In all pregnancies, there is increasingly more stress on the pancreas and demand for extra insulin. in some women, the pancreas is unable to supply enough insulin to meet these increased demands. This condition is called gestational diabetes. It usually is a temporary condition that goes away after delivery.
Approximately 3 to 5 percent of all pregnant women in the United States are diagnosed as having gestational diabetes. These women and their families have many questions about this disorder. Some of the most frequently asked questions are: What is gestational diabetes and how did I get it? How does it differ from other kinds of diabetes? Will it hurt my baby? Will my baby have diabetes? What can I do to control gestational diabetes? Will I need a special diet? Will gestational diabetes change the way or the time my baby is delivered? Will I have diabetes in the future?

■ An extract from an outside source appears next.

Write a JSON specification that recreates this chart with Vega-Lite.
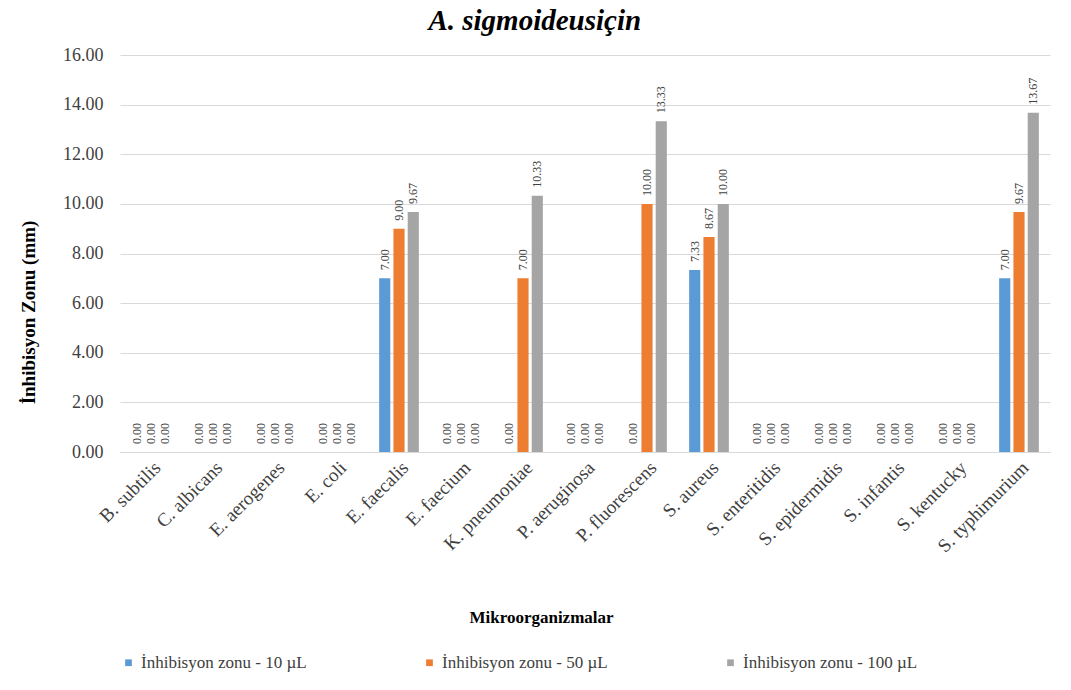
{
  "$schema": "https://vega.github.io/schema/vega-lite/v6.json",
  "width": 930,
  "height": 397,
  "autosize": {"type": "none"},
  "padding": {"left": 120, "top": 55, "right": 21, "bottom": 238},
  "background": "white",
  "title": {
    "text": "A. sigmoideusiçin",
    "font": "Liberation Serif, Times New Roman, serif",
    "fontSize": 29,
    "fontWeight": "bold",
    "fontStyle": "italic",
    "color": "#000000",
    "frame": "bounds",
    "anchor": "middle",
    "offset": 10
  },
  "config": {
    "font": "Liberation Serif, Times New Roman, serif",
    "view": {"stroke": null},
    "axis": {
      "labelFont": "Liberation Serif, Times New Roman, serif",
      "titleFont": "Liberation Serif, Times New Roman, serif",
      "labelColor": "#404040",
      "titleColor": "#000000",
      "gridColor": "#d9d9d9",
      "domainColor": "#d9d9d9",
      "ticks": false,
      "tickSize": 0
    },
    "legend": {"labelFont": "Liberation Serif, Times New Roman, serif"}
  },
  "data": {
    "values": [
      {"org": "B. subtilis", "dose": "İnhibisyon zonu  - 10 µL", "value": 0},
      {"org": "B. subtilis", "dose": "İnhibisyon zonu  - 50 µL", "value": 0},
      {"org": "B. subtilis", "dose": "İnhibisyon zonu  - 100 µL", "value": 0},
      {"org": "C. albicans", "dose": "İnhibisyon zonu  - 10 µL", "value": 0},
      {"org": "C. albicans", "dose": "İnhibisyon zonu  - 50 µL", "value": 0},
      {"org": "C. albicans", "dose": "İnhibisyon zonu  - 100 µL", "value": 0},
      {"org": "E. aerogenes", "dose": "İnhibisyon zonu  - 10 µL", "value": 0},
      {"org": "E. aerogenes", "dose": "İnhibisyon zonu  - 50 µL", "value": 0},
      {"org": "E. aerogenes", "dose": "İnhibisyon zonu  - 100 µL", "value": 0},
      {"org": "E. coli", "dose": "İnhibisyon zonu  - 10 µL", "value": 0},
      {"org": "E. coli", "dose": "İnhibisyon zonu  - 50 µL", "value": 0},
      {"org": "E. coli", "dose": "İnhibisyon zonu  - 100 µL", "value": 0},
      {"org": "E. faecalis", "dose": "İnhibisyon zonu  - 10 µL", "value": 7.00},
      {"org": "E. faecalis", "dose": "İnhibisyon zonu  - 50 µL", "value": 9.00},
      {"org": "E. faecalis", "dose": "İnhibisyon zonu  - 100 µL", "value": 9.67},
      {"org": "E. faecium", "dose": "İnhibisyon zonu  - 10 µL", "value": 0},
      {"org": "E. faecium", "dose": "İnhibisyon zonu  - 50 µL", "value": 0},
      {"org": "E. faecium", "dose": "İnhibisyon zonu  - 100 µL", "value": 0},
      {"org": "K. pneumoniae", "dose": "İnhibisyon zonu  - 10 µL", "value": 0},
      {"org": "K. pneumoniae", "dose": "İnhibisyon zonu  - 50 µL", "value": 7.00},
      {"org": "K. pneumoniae", "dose": "İnhibisyon zonu  - 100 µL", "value": 10.33},
      {"org": "P. aeruginosa", "dose": "İnhibisyon zonu  - 10 µL", "value": 0},
      {"org": "P. aeruginosa", "dose": "İnhibisyon zonu  - 50 µL", "value": 0},
      {"org": "P. aeruginosa", "dose": "İnhibisyon zonu  - 100 µL", "value": 0},
      {"org": "P. fluorescens", "dose": "İnhibisyon zonu  - 10 µL", "value": 0},
      {"org": "P. fluorescens", "dose": "İnhibisyon zonu  - 50 µL", "value": 10.00},
      {"org": "P. fluorescens", "dose": "İnhibisyon zonu  - 100 µL", "value": 13.33},
      {"org": "S. aureus", "dose": "İnhibisyon zonu  - 10 µL", "value": 7.33},
      {"org": "S. aureus", "dose": "İnhibisyon zonu  - 50 µL", "value": 8.67},
      {"org": "S. aureus", "dose": "İnhibisyon zonu  - 100 µL", "value": 10.00},
      {"org": "S. enteritidis", "dose": "İnhibisyon zonu  - 10 µL", "value": 0},
      {"org": "S. enteritidis", "dose": "İnhibisyon zonu  - 50 µL", "value": 0},
      {"org": "S. enteritidis", "dose": "İnhibisyon zonu  - 100 µL", "value": 0},
      {"org": "S. epidermidis", "dose": "İnhibisyon zonu  - 10 µL", "value": 0},
      {"org": "S. epidermidis", "dose": "İnhibisyon zonu  - 50 µL", "value": 0},
      {"org": "S. epidermidis", "dose": "İnhibisyon zonu  - 100 µL", "value": 0},
      {"org": "S. infantis", "dose": "İnhibisyon zonu  - 10 µL", "value": 0},
      {"org": "S. infantis", "dose": "İnhibisyon zonu  - 50 µL", "value": 0},
      {"org": "S. infantis", "dose": "İnhibisyon zonu  - 100 µL", "value": 0},
      {"org": "S. kentucky", "dose": "İnhibisyon zonu  - 10 µL", "value": 0},
      {"org": "S. kentucky", "dose": "İnhibisyon zonu  - 50 µL", "value": 0},
      {"org": "S. kentucky", "dose": "İnhibisyon zonu  - 100 µL", "value": 0},
      {"org": "S. typhimurium", "dose": "İnhibisyon zonu  - 10 µL", "value": 7.00},
      {"org": "S. typhimurium", "dose": "İnhibisyon zonu  - 50 µL", "value": 9.67},
      {"org": "S. typhimurium", "dose": "İnhibisyon zonu  - 100 µL", "value": 13.67}
    ]
  },
  "encoding": {
    "x": {
      "field": "org",
      "type": "nominal",
      "sort": null,
      "scale": {"paddingInner": 0.36, "paddingOuter": 0.18},
      "axis": {
        "title": "Mikroorganizmalar",
        "titleFont": "Liberation Serif, Times New Roman, serif",
        "titleFontSize": 17,
        "titleFontWeight": "bold",
        "titlePadding": 54,
        "titleX": 421,
        "labelFont": "Liberation Serif, Times New Roman, serif",
        "labelAngle": -45,
        "labelFontSize": 19,
        "labelPadding": 6,
        "labelLimit": 300,
        "grid": false
      }
    },
    "xOffset": {
      "field": "dose",
      "type": "nominal",
      "sort": ["İnhibisyon zonu  - 10 µL", "İnhibisyon zonu  - 50 µL", "İnhibisyon zonu  - 100 µL"],
      "scale": {"paddingInner": 0.22}
    },
    "y": {
      "field": "value",
      "type": "quantitative",
      "scale": {"domain": [0, 16]},
      "axis": {
        "title": "İnhibisyon Zonu (mm)",
        "titleFont": "Liberation Serif, Times New Roman, serif",
        "titleFontSize": 19,
        "titleFontWeight": "bold",
        "titlePadding": 24,
        "titleY": 257,
        "values": [0, 2, 4, 6, 8, 10, 12, 14, 16],
        "format": ".2f",
        "labelFont": "Liberation Serif, Times New Roman, serif",
        "labelFontSize": 18,
        "labelPadding": 17,
        "domain": false
      }
    },
    "color": {
      "field": "dose",
      "type": "nominal",
      "sort": ["İnhibisyon zonu  - 10 µL", "İnhibisyon zonu  - 50 µL", "İnhibisyon zonu  - 100 µL"],
      "scale": {"range": ["#5B9BD5", "#ED7D31", "#A5A5A5"]},
      "legend": {
        "title": null,
        "orient": "bottom",
        "direction": "horizontal",
        "symbolType": "square",
        "symbolSize": 45,
        "labelFont": "Liberation Serif, Times New Roman, serif",
        "labelFontSize": 17,
        "labelLimit": 400,
        "labelColor": "#404040",
        "columnPadding": 110,
        "offset": 28
      }
    }
  },
  "layer": [
    {"mark": {"type": "bar"}},
    {
      "mark": {
        "type": "text",
        "angle": 270,
        "align": "left",
        "baseline": "middle",
        "dx": 8,
        "fontSize": 12,
        "color": "#404040",
        "font": "Liberation Serif, Times New Roman, serif"
      },
      "encoding": {
        "text": {"field": "value", "type": "quantitative", "format": ".2f"},
        "color": {"value": "#404040"}
      }
    }
  ]
}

One of the major problems a woman with gestational diabetes faces is a condition the baby may develop called "Macrosomia." Macrosomia means "large body" and refers to a baby that is considerably larger than normal. All of the nutrients the fetus receives comes directly from the mother's blood. If the maternal blood has too much glucose, the pancreas of the fetus senses the high glucose levels and produces more insulin in an attempt to use the glucose. The fetus converts the extra glucose to fat. Even when the mother has gestational diabetes, the fetus is able to produce all the insulin it needs. The combination of high blood glucose levels from the mother and high insulin levels in the fetus results in large deposits of fat which causes the fetus to grow excessively large, a condition known as macrosomia. Occasionally, the baby grows too large to be delivered through the vagina and a cesarean delivery becomes necessary. The obstetrician can often determine if the fetus is macrosomic by doing a physical examination. However, in many cases a special test called an ultrasound is used to measure the size of the fetus.
In addition to macrosomia, gestational diabetes increases the risk of hypoglycemia (low blood sugar) in the baby immediately after delivery. This problem occurs if the mother's blood sugar levels have been consistently high causing the fetus to have a high level of insulin in its circulation. After delivery the baby continues to have a high insulin level, but it no longer has the high level of sugar from its mother, resulting in the newborn's blood sugar level becoming very low. Your baby's blood sugar level will be checked in the newborn nursery and if the level is too low, it may be necessary to give the baby glucose intravenously. Infants of mothers with gestational diabetes are also vulnerable to several other chemical imbalances such as low serum calcium and low serum magnesium levels.
Most women with gestational diabetes can complete pregnancy and begin labor naturally. Gestational diabetes, by itself, is not an indication to perform a cesarean delivery, but sometimes there are other reasons your doctor may elect to do a cesarean. For example, the baby may be too large (macrosomic) to deliver vaginally, or the baby may be in distress and unable to withstand vaginal delivery. You should discuss the various possibilities for delivery with your obstetrician so there are no surprises.
Careful control of blood sugar levels remains important even during labor. If a mother's blood sugar level becomes elevated during labor, the baby's blood sugar level will also become elevated. High blood sugar in the mother produce high insulin levels in the baby. Immediately after delivery high insulin levels in the baby can drive its blood sugar level very low since it will no longer have the high sugar concentration from its mother's blood. Women whose gestational diabetes does not require that they take insulin during their pregnancy, will not need to take insulin during their labor or delivery. On the other hand, a woman who does require insulin during pregnancy may be given insulin by injection on the morning labor begins, or in some instances, it may be given intravenously throughout labor. For most women with gestational diabetes there is no need for insulin after the baby is born and blood sugar level returns to normal immediately. The reason for this sudden return to normal lies in the fact that when the placenta is removed the hormones it was producing (which caused the insulin resistance) are also removed. Thus, the mother's insulin is permitted to work normally without resistance. Your doctor may want to check your blood sugar level the next morning, but it will most likely be normal.
97% of women with gestional diabetes will have normal blood sugar following child birth. The release of the excess demands on the system allows the blood glucose and insulin to come into balance. Your blood sugar will be tested after delivery, and should be tested again at your six week check-up.
It is likely that gestational diabetes will return if you get pregnant again. You should inform your doctor and have regular blood glucose tests.
Diabetes is likely to return later if you do not control our weight. It is also wise to adjust you eating habits to avoid frequent over eating or frequent eating of large amounts of sweet foods. These habits, over a period of time, may cause problems with your natural insulin.
|Diabetes May Return to
60% of women who are overweight.
Fewer than 25% of women who are of normal weight
Do not try to lose weight now because weight loss during pregnancy can cause problems for you or your baby. If you are over weight, wait untill after delivery to lose excess pounds. You should monitor your weight gain and only gain the amounts suggested by your doctor.
If you have gestational diabetes, your chances of getting diabetes later are increased. You should have your blood sugar tested throughout your life. You need to be aware of the diabetic symptoms, and most important, you should maintain a normal body weight for your height and build.